One of the most common reasons for designating an attorney-in-fact is to enable someone trustworthy to handle the principal’s affairs should he become incapacitated due to illness or injury. A power of attorney for this purpose specifies that the attorney-in-fact’s powers become effective only when the principal becomes incapacitated. An individual may also choose to designate an attorney-in-fact for a wide variety of temporary or limited situations. This may include a temporary illness, or an extended trip out of the country.

For example:

Linda, who lives by herself, suffered a fractured pelvis in a car accident. While this injury does not mentally incapacitate her in a way that would trigger a springing power of attorney, it does make it nearly impossible for Linda to take care of her own affairs while she is healing. Linda signs a power of attorney naming her daughter, April, as her attorney-in-fact, giving her broad powers to handle any of Linda’s affairs. When Linda again becomes able to take care of things, she need only send a written letter revoking April’s authority as attorney-in-fact to terminate the power of attorney.

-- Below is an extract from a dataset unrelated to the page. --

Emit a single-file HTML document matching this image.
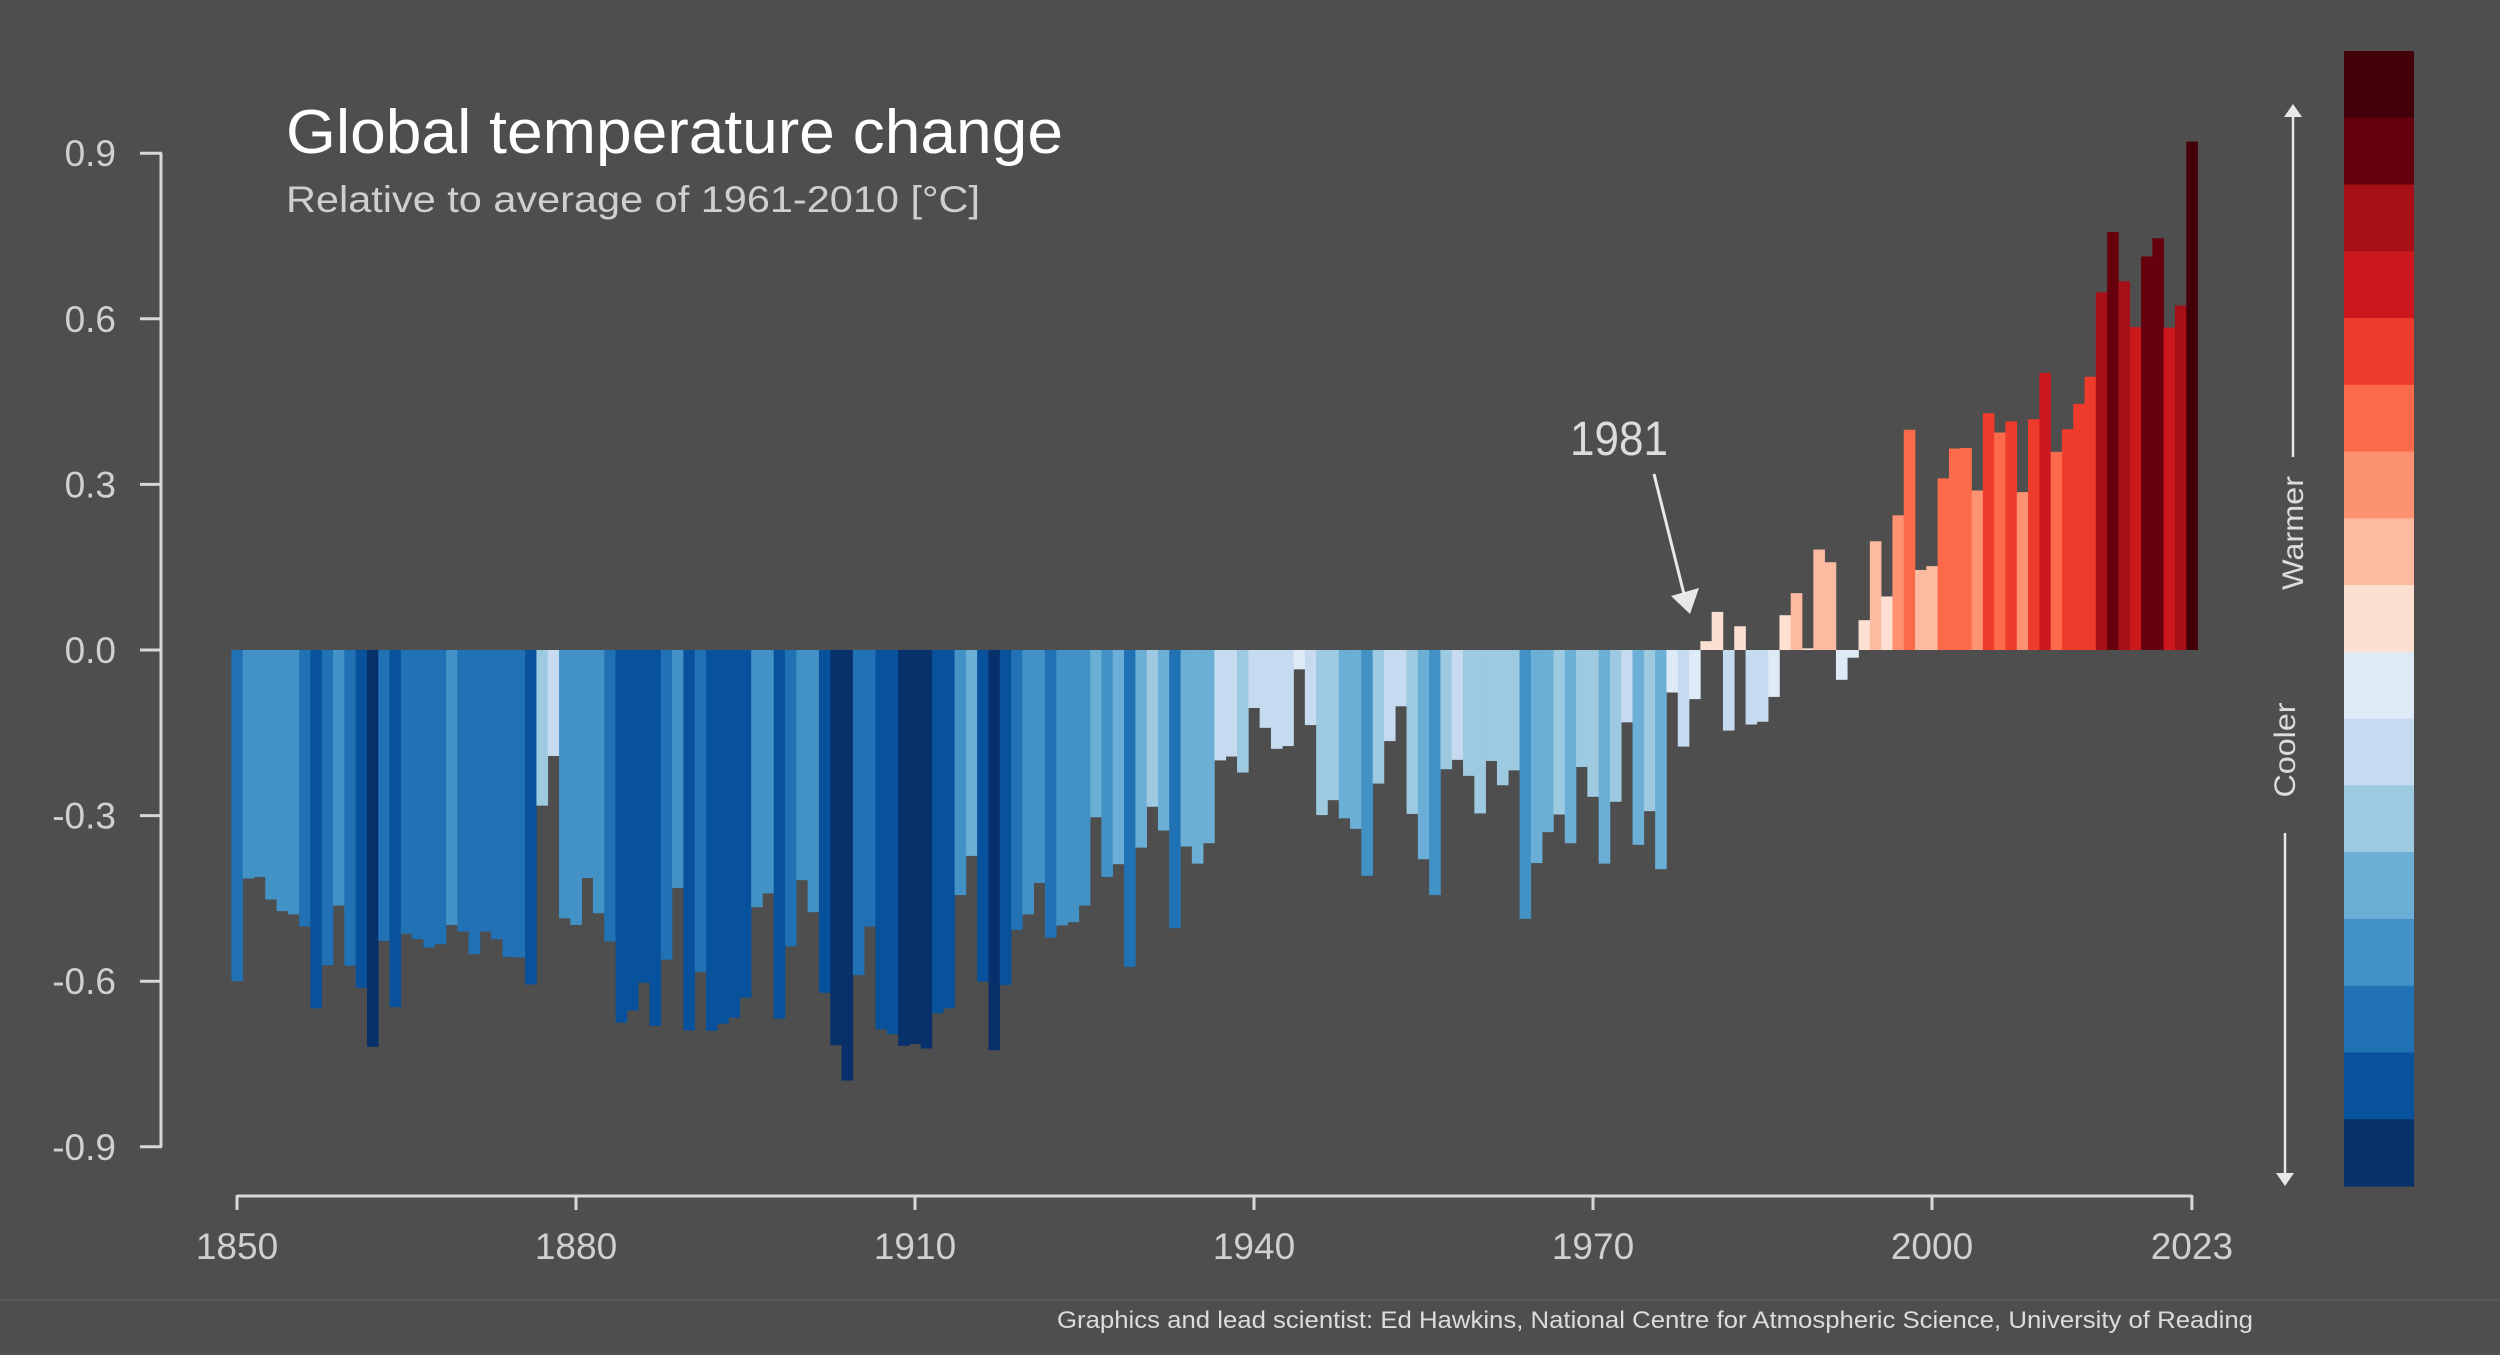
<!DOCTYPE html>
<html><head><meta charset="utf-8">
<style>
html,body{margin:0;padding:0;background:#4e4e4e;}
svg{display:block;}
text{font-family:"Liberation Sans",sans-serif;}
</style></head>
<body>
<svg id="chart" width="2500" height="1355" viewBox="0 0 2500 1355" xmlns="http://www.w3.org/2000/svg">
<rect x="0" y="0" width="2500" height="1355" fill="#4e4e4e"/>
<text x="286" y="153" font-size="62" fill="#ffffff" textLength="777" lengthAdjust="spacingAndGlyphs">Global temperature change</text>
<text x="286" y="212" font-size="37" fill="#cfcfcf" textLength="694" lengthAdjust="spacingAndGlyphs">Relative to average of 1961-2010  [°C]</text>
<g id="bars"></g>
<g id="yaxis"></g>
<g id="xaxis"></g>
<g>
<text x="1570" y="455" font-size="48" fill="#dcdcdc" textLength="98" lengthAdjust="spacingAndGlyphs">1981</text>
<line x1="1654" y1="474" x2="1684" y2="594" stroke="#e8e8e8" stroke-width="3"/>
<polygon points="1671,596 1699,588 1690,614" fill="#e8e8e8"/>
</g>
<g id="colorbar"></g>
<g>
<line x1="2293" y1="112" x2="2293" y2="457" stroke="#e8e8e8" stroke-width="2.5"/>
<polygon points="2284,117 2302,117 2293,104" fill="#e8e8e8"/>
<text transform="translate(2303,533) rotate(-90)" text-anchor="middle" font-size="30" fill="#dcdcdc" textLength="114" lengthAdjust="spacingAndGlyphs">Warmer</text>
<text transform="translate(2295,750) rotate(-90)" text-anchor="middle" font-size="30" fill="#dcdcdc" textLength="95" lengthAdjust="spacingAndGlyphs">Cooler</text>
<line x1="2285" y1="833" x2="2285" y2="1178" stroke="#e8e8e8" stroke-width="2.5"/>
<polygon points="2276,1173 2294,1173 2285,1186" fill="#e8e8e8"/>
</g>
<line x1="0" y1="1300" x2="2500" y2="1300" stroke="#5c5c5c" stroke-width="1.5"/>
<text x="2253" y="1328" text-anchor="end" font-size="24" fill="#dcdcdc" textLength="1196" lengthAdjust="spacingAndGlyphs">Graphics and lead scientist: Ed Hawkins, National Centre for Atmospheric Science, University of Reading</text>
</svg>
<script>
const startYear = 1850;
const anomalies = [
-0.600,-0.414,-0.411,-0.452,-0.473,-0.479,-0.501,-0.649,-0.571,-0.463,
-0.572,-0.612,-0.719,-0.527,-0.647,-0.514,-0.524,-0.539,-0.533,-0.498,
-0.510,-0.551,-0.510,-0.524,-0.556,-0.557,-0.606,-0.282,-0.192,-0.486,
-0.498,-0.413,-0.477,-0.528,-0.675,-0.653,-0.603,-0.681,-0.561,-0.431,
-0.689,-0.583,-0.690,-0.677,-0.666,-0.630,-0.466,-0.441,-0.668,-0.537,
-0.417,-0.475,-0.621,-0.716,-0.780,-0.589,-0.501,-0.687,-0.696,-0.717,
-0.714,-0.722,-0.658,-0.649,-0.444,-0.373,-0.601,-0.725,-0.607,-0.507,
-0.479,-0.422,-0.521,-0.499,-0.493,-0.463,-0.303,-0.411,-0.388,-0.574,
-0.358,-0.284,-0.327,-0.504,-0.356,-0.387,-0.350,-0.200,-0.193,-0.222,
-0.105,-0.141,-0.179,-0.174,-0.035,-0.136,-0.299,-0.272,-0.305,-0.324,
-0.409,-0.242,-0.165,-0.102,-0.297,-0.379,-0.444,-0.216,-0.199,-0.228,
-0.296,-0.201,-0.245,-0.218,-0.487,-0.386,-0.330,-0.298,-0.350,-0.212,
-0.266,-0.387,-0.275,-0.131,-0.353,-0.292,-0.397,-0.077,-0.175,-0.089,
0.016,0.069,-0.146,0.043,-0.135,-0.130,-0.085,0.063,0.103,0.003,
0.182,0.159,-0.054,-0.014,0.054,0.197,0.097,0.244,0.399,0.145,
0.152,0.311,0.365,0.366,0.289,0.429,0.394,0.414,0.286,0.418,
0.502,0.359,0.400,0.446,0.495,0.648,0.757,0.668,0.585,0.713,
0.746,0.584,0.624,0.921
];
const yTicks = [0.9, 0.6, 0.3, 0.0, -0.3, -0.6, -0.9];
const yTickLabels = ["0.9","0.6","0.3","0.0","-0.3","-0.6","-0.9"];
const xTicks = [1850, 1880, 1910, 1940, 1970, 2000, 2023];
const binColors = ["#08306b","#08519c","#2171b5","#4292c6","#6baed6","#9ecae1","#c6dbef","#deebf7",
                   "#fee0d2","#fcbba1","#fc9272","#fb6a4a","#ef3b2c","#cb181d","#a50f15","#67000d","#430008"];

const NS = "http://www.w3.org/2000/svg";
const barW = 11.3;
function xScale(year){ return 237 + (year - startYear) * barW; }
function yScale(v){ return 650 - v * 552; }
function colorFor(v){
  let idx = Math.floor(v / 0.1) + 8;
  if (idx < 0) idx = 0;
  if (idx > 16) idx = 16;
  return binColors[idx];
}
function mk(tag, attrs, parent){
  const e = document.createElementNS(NS, tag);
  for (const k in attrs) e.setAttribute(k, attrs[k]);
  parent.appendChild(e);
  return e;
}

const barsG = document.getElementById("bars");
anomalies.forEach((v, i) => {
  const yr = startYear + i;
  const y0 = yScale(0), y1 = yScale(v);
  const r = mk("rect", {x: (xScale(yr) - barW/2).toFixed(2), y: Math.min(y0, y1).toFixed(2),
    width: (barW + 0.3).toFixed(2), height: Math.max(Math.abs(y1 - y0), 0.5).toFixed(2), fill: colorFor(v)}, barsG);
  
  
});

const yG = document.getElementById("yaxis");
const yl = mk("line", {x1:161, y1:yScale(0.9), x2:161, y2:yScale(-0.9), stroke:"#d8d8d8", "stroke-width":3}, yG);


yTicks.forEach((t, i) => {
  const y = yScale(t);
  const tk = mk("line", {x1:140, y1:y, x2:162, y2:y, stroke:"#d8d8d8", "stroke-width":3}, yG);
  
  
  const tx = mk("text", {x:116, y:y+13, "text-anchor":"end", "font-size":37, fill:"#d0d0d0"}, yG);
  tx.textContent = yTickLabels[i];
  
  
});

const xG = document.getElementById("xaxis");
const xl = mk("line", {x1:xScale(1850), y1:1196, x2:xScale(2023), y2:1196, stroke:"#d8d8d8", "stroke-width":3}, xG);


xTicks.forEach(t => {
  const x = xScale(t);
  const tk = mk("line", {x1:x, y1:1195, x2:x, y2:1210, stroke:"#d8d8d8", "stroke-width":3}, xG);
  
  
  const tx = mk("text", {x:x, y:1259, "text-anchor":"middle", "font-size":37, fill:"#d0d0d0"}, xG);
  tx.textContent = String(t);
  
  
});

const cbG = document.getElementById("colorbar");
const cbTop = 51, cbH = (1186 - 51) / 17;
for (let i = 0; i < 17; i++) {
  const c = binColors[16 - i];
  const r = mk("rect", {x:2344, y:(cbTop + i*cbH).toFixed(2), width:70, height:(cbH+0.5).toFixed(2), fill:c}, cbG);
  
  
}
</script>
</body></html>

What is a Healthcare Attorney-in-Fact

While a general power of attorney gives a named attorney-in-fact authority to transact business on the principal’s behalf, a healthcare power of attorney gives an attorney-in-fact authority to make medical decisions. It is possible to include such a section in a general power of attorney, but it is highly recommended that a healthcare power of attorney be created as a separate document altogether.

In a healthcare power of attorney, the principal can specify certain desires as to his healthcare, and name his healthcare attorney-in-fact specifically. Usually, at least one alternative healthcare attorney-in-fact is named, to make decisions in the event the primary attorney-in-fact becomes unavailable, or is unable to fill the position for any reason.

A healthcare power of attorney can only be created and signed while the principal is mentally competent, and only goes into effect when or if he becomes incompetent. Because of this, a healthcare power of attorney is a springing power of attorney.

Real Life Attorney-in-Fact Abuse of Powers

In 1997, Viola and Clyde Copas signed a power of attorney appointing their son, “RC,” as attorney-in-fact, and giving him unrestricted authority to act on their behalf. Clyde passed away in 1998, Viola passed away in 2005. Immediately following his mother’s death, RC was appointed the Personal Representative of the estate. RC’s two siblings found that, as attorney-in-fact and executor of the estate, he had mishandled their parents’ affairs, siphoning money off for himself.

The siblings filed a lawsuit asking to have RC removed as executor of the estate, as well as an award of monetary damages. The court ruled in the siblings’ favor, stating, “The court finds he’s a thief,” and that RC’s “use of his power of attorney was abusive and that he used it to profit himself.” During the proceedings, RC had admitted taking over $700,000, though the total missing from the siblings’ share of the estate was nearly $900,000.

In the end, the court awarded RC’s siblings a total of over $2 million in damages, plus over $102,000 in attorney’s fees. Abuse of his authority as an attorney-in-fact ended up costing RC well over $2 million, and may have subjected him to criminal charges, depending on the specifics of the case, and whether the siblings chose to pursue prosecution.

Related Legal Terms and Issues

  • Authority – The right or power to make decisions, to give orders, or to control something or someone.
  • Civil Lawsuit – A lawsuit brought about in court when one person claims to have suffered a loss due to the actions of another person.
  • Fiduciary – A person to whom power, property, or assets have been entrusted for the benefit of another.
  • Incapacitated – To be unable to act or respond.
  • Jurisdiction – The legal authority to hear legal cases and make judgments; the geographical region of authority to enforce justice.
  • Liable – Responsible by law; to be held legally answerable for an act or omission.
  • Principal – An individual that appoints another person to act as an agent on his behalf.